# [GIVEN DATA]
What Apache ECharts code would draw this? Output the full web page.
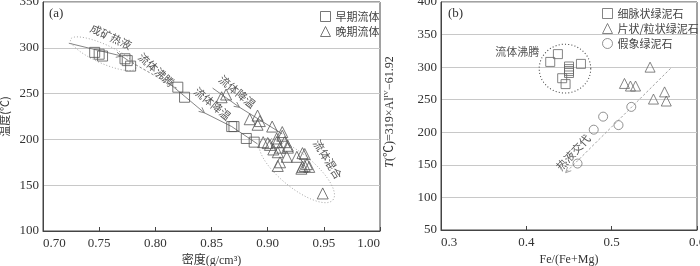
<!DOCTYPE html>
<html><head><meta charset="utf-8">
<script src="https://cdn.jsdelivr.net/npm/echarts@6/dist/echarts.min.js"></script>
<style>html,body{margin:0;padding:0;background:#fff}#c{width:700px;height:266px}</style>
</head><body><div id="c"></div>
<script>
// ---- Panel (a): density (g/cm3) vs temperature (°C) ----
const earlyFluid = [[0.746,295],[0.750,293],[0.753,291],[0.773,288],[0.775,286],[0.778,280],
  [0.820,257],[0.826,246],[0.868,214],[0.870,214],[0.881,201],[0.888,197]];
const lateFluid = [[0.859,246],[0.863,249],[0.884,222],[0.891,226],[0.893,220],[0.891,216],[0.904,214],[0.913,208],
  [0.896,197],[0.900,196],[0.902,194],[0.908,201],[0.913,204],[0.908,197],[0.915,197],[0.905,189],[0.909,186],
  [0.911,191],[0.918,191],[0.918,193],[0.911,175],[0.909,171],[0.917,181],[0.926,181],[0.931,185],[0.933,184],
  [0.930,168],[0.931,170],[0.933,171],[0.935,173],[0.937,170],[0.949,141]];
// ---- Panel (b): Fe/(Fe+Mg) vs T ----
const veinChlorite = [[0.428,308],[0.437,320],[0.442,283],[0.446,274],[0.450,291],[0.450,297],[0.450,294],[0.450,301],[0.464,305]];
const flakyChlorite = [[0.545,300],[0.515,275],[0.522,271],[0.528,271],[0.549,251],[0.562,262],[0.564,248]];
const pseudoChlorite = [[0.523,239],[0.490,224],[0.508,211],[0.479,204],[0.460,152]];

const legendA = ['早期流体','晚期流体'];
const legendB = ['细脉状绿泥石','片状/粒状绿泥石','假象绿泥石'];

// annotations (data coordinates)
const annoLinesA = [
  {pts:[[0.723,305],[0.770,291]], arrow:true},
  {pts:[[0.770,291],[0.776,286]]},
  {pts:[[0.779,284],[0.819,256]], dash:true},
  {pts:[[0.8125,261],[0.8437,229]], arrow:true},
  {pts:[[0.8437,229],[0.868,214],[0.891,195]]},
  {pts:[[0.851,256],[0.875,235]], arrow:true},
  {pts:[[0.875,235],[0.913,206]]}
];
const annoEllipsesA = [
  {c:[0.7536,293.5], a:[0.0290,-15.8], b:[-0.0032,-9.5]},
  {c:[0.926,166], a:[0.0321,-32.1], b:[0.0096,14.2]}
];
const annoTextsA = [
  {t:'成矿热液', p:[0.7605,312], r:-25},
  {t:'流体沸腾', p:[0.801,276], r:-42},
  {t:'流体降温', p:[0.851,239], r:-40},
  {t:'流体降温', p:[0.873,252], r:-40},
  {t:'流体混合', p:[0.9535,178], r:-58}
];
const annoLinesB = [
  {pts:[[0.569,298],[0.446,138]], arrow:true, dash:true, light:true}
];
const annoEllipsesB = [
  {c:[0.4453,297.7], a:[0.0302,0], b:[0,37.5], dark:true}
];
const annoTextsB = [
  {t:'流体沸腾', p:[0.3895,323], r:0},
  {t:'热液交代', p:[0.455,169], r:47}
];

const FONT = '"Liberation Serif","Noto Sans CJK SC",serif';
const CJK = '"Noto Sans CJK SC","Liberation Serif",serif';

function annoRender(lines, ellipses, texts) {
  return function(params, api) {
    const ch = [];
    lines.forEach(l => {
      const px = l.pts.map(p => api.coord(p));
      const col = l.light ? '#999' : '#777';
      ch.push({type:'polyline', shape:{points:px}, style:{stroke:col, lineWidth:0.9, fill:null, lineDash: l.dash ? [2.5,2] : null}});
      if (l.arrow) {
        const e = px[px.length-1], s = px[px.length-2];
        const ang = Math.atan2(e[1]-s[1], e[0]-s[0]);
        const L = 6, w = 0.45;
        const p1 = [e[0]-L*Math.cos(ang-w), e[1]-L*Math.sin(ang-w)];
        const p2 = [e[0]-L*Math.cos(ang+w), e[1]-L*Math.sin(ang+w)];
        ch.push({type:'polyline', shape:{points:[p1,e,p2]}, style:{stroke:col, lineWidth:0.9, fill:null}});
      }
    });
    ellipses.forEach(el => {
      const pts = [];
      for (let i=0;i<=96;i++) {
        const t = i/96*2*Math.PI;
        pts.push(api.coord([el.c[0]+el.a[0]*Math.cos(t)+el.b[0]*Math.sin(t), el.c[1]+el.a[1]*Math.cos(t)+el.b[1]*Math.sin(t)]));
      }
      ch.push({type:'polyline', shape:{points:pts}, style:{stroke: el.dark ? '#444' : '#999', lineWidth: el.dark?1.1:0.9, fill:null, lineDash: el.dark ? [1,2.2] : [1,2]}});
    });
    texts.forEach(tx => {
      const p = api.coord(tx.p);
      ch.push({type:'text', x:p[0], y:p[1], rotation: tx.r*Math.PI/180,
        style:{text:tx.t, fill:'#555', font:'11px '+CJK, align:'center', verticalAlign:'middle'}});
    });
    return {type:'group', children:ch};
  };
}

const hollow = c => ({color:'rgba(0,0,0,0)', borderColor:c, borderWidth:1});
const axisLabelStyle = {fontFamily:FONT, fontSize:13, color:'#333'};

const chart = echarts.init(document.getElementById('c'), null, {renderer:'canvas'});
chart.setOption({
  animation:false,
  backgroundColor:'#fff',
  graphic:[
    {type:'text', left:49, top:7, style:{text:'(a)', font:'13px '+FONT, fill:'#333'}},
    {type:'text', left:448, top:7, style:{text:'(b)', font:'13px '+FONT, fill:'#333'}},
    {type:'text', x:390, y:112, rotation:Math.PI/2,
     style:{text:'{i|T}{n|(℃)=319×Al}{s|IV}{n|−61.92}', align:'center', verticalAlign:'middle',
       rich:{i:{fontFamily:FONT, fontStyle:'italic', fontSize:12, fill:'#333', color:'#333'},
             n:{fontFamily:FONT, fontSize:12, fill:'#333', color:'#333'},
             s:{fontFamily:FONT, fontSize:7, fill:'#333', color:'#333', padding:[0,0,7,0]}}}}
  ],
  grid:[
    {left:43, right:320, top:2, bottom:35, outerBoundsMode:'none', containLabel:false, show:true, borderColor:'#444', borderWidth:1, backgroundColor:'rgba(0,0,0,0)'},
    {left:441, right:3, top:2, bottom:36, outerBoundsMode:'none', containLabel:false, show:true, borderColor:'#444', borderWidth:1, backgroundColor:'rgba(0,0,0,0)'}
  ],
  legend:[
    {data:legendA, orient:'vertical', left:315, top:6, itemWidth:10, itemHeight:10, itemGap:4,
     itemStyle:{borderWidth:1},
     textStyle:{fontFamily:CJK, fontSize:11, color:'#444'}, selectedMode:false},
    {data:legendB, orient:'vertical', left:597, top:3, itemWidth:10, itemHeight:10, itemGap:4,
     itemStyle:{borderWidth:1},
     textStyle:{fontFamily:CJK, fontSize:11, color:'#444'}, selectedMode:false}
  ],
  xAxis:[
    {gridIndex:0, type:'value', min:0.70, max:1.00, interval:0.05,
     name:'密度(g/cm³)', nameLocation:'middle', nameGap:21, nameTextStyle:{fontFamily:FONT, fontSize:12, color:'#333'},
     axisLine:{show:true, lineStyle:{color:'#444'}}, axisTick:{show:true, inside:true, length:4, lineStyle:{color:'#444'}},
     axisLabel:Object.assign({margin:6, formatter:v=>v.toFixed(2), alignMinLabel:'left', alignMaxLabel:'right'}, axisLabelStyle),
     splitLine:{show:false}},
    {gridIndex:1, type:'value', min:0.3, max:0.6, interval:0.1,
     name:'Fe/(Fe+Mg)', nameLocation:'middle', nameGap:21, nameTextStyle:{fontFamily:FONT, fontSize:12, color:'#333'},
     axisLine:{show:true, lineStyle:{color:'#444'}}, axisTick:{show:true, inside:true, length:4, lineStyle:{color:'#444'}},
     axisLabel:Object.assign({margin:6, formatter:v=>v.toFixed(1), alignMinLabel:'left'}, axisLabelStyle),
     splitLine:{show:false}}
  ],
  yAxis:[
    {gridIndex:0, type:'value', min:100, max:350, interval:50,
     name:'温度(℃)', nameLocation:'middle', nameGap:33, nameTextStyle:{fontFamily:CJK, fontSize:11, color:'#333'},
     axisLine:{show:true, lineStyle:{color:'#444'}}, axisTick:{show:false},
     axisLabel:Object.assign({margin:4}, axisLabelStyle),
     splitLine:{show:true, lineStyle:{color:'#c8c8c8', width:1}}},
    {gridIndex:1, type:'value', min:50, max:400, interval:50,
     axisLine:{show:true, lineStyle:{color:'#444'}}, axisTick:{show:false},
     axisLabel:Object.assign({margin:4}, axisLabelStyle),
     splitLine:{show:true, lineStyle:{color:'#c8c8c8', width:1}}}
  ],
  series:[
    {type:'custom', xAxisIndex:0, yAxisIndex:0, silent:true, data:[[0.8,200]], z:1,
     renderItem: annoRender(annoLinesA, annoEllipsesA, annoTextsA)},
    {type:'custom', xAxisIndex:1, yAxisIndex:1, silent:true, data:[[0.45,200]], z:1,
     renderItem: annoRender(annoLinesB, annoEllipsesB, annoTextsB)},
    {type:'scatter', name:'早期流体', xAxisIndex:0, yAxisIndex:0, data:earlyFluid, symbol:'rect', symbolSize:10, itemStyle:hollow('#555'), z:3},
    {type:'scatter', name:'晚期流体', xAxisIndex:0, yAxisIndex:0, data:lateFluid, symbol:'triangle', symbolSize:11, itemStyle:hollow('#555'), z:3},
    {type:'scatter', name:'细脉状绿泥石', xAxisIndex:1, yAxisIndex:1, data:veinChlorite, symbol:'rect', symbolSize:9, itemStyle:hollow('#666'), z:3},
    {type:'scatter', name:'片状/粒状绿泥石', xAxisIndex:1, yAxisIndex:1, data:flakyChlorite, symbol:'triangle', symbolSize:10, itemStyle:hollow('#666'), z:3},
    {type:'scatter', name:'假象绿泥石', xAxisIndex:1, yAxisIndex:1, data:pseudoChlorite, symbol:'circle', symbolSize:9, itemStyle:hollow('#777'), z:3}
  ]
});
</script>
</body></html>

# [EXERCISE DIRECTIONS]
Repeat the lines exactly as they stand, from the opening line of the data through the line with "const legendB = ['细脉状绿泥石','片状/粒状绿泥石','假象绿泥石'];". Pictures stay out of the copy.

# [OUTPUT BELOW]
What Apache ECharts code would draw this? Output the full web page.
<!DOCTYPE html>
<html><head><meta charset="utf-8">
<script src="https://cdn.jsdelivr.net/npm/echarts@6/dist/echarts.min.js"></script>
<style>html,body{margin:0;padding:0;background:#fff}#c{width:700px;height:266px}</style>
</head><body><div id="c"></div>
<script>
// ---- Panel (a): density (g/cm3) vs temperature (°C) ----
const earlyFluid = [[0.746,295],[0.750,293],[0.753,291],[0.773,288],[0.775,286],[0.778,280],
  [0.820,257],[0.826,246],[0.868,214],[0.870,214],[0.881,201],[0.888,197]];
const lateFluid = [[0.859,246],[0.863,249],[0.884,222],[0.891,226],[0.893,220],[0.891,216],[0.904,214],[0.913,208],
  [0.896,197],[0.900,196],[0.902,194],[0.908,201],[0.913,204],[0.908,197],[0.915,197],[0.905,189],[0.909,186],
  [0.911,191],[0.918,191],[0.918,193],[0.911,175],[0.909,171],[0.917,181],[0.926,181],[0.931,185],[0.933,184],
  [0.930,168],[0.931,170],[0.933,171],[0.935,173],[0.937,170],[0.949,141]];
// ---- Panel (b): Fe/(Fe+Mg) vs T ----
const veinChlorite = [[0.428,308],[0.437,320],[0.442,283],[0.446,274],[0.450,291],[0.450,297],[0.450,294],[0.450,301],[0.464,305]];
const flakyChlorite = [[0.545,300],[0.515,275],[0.522,271],[0.528,271],[0.549,251],[0.562,262],[0.564,248]];
const pseudoChlorite = [[0.523,239],[0.490,224],[0.508,211],[0.479,204],[0.460,152]];

const legendA = ['早期流体','晚期流体'];
const legendB = ['细脉状绿泥石','片状/粒状绿泥石','假象绿泥石'];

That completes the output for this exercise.